Monday, June 17, 2013

The Capitol Tour Conundrum


I’m about to let you in on the best deal in all of Washington DC. For absolutely no charge, you can get a private tour with House and Senate access and no queuing up if you call ahead of your visit and schedule a capitol tour through your congressman’s office. If you are a tourist visiting the Capitol, I cannot recommend this highly enough.  While for the tourist, “Private Capitol Tour” is a star studded term of glorious victory, for the new capitol intern these words sound slightly more like a legion of Scotsmen led by William Wallace charging down upon you.

Learning to give a tour is a baptism by fire.  On either your first or second day in the office, you have the opportunity to trail along with another more experienced  intern and their tour and take notes on all the historical facts and how to navigate the Capitol. After this, you actually lead a tour and the more experienced intern tags along to make sure you aren’t lost, cruel, or making up lies about the United States of America. That’s it. Training complete. Good Luck and God speed.

Needless to say, the first solo tour any one intern gives is a bit of a crap shoot. Most people are either super great at navigating, but struggle with facts, or have the facts down pat, but can’t find their way out of a paper bag. I am of the second group. For those of us who struggle with disnavigatia (a totally false disorder) you hope that the people on your first run through are able bodied, ready to traverse great distances, and are neither elderly nor very young.  Unfortunately, my first tour consisted of a family with three small children 5 and under, the parents, and Grandma.

The tour started out rocky. Unable to find my first stop, the cornerstone of the capitol, I was also unable to locate the original Supreme Court room (both big crowd pleasers). Hopelessly lost, I made the executive decision to skip them for now and hope that their location came to me by the end of the tour. [Mildly] Certain that my group had not noticed my struggle, I headed to the crypt. Here, I gave a fabulous rendition of the facts pointing out the original House office clock which hung until 1949 when the new room was built, and the empty tomb of George Washington which lies at the heart of the Capitol. I even managed to make it down the Hall of Columns and show off the first statue donated by Texas, but upon returning to the crypt I had to make a guess on which way to proceed. Fortunately, I weighed my instincts, chose exactly the opposite direction from my internal compass and managed to make it into Statuary Hall. Here I again dazzled, showing the various statues and telling their stories as well as pointing out the desk positions of former presidents while they were in Congress and even demonstrating the “whisper spots”. From here I had merely to cross the hall to the Rotunda where I gave the histories of each of the artworks and statues and even showed them where a capitol artist had slipped from his perch painting the dome and fallen to his tragic death (another crowd pleaser).  Normally this is where we conclude the tours and head into the House, however, I felt guilty having gipped this family out of two huge sights and so I made the executive decision to assuage my guilt by striking off on a journey to the center of the Capitol.

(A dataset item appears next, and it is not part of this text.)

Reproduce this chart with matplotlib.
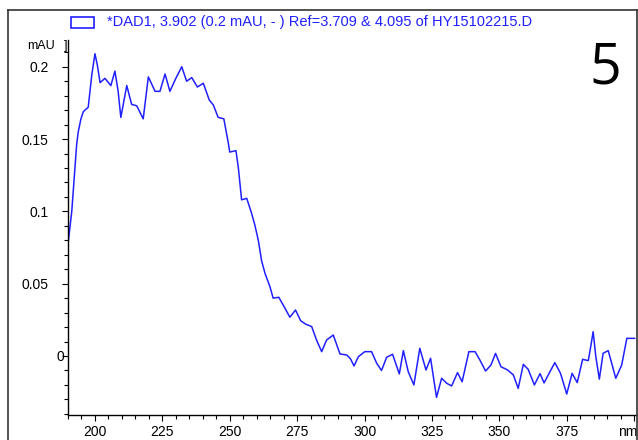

About 20 minutes, 3 staircases, 3 whining children, and 1 exhausted grandmother later I realized my horrible mistake. I began apologizing profusely and asking passing interns in a somewhat panicked fashion how to get to the cornerstone. Finally after abandoning all my pride to ask a capitol tour guide how to escape the underground clutches of the capitol. I escorted the weary tour group to the court room. Unfortunately, this whole debacle had caused us to miss our chance to enter the House and the all the all access tour they had called ahead for was ruined. I have never been so embarrassed in my life. I apologized profusely and encouraged them to come back and use their passes sometime soon since they are good for 22 months.

After parting ways I returned, defeated from my first tour. The next morning, still riddled with guilt, I came in early and I spent 30 minutes walking my route over and over so as to never get lost again. To date I have now give five more tours and they have all been flawless, however, I’ve still felt guilty about that first tour. Today my supervisor received an email from that family calling me, “pleasant, informative, and a pleasure.”

Intern Lesson #2, Fake it ‘til you make it: Passed.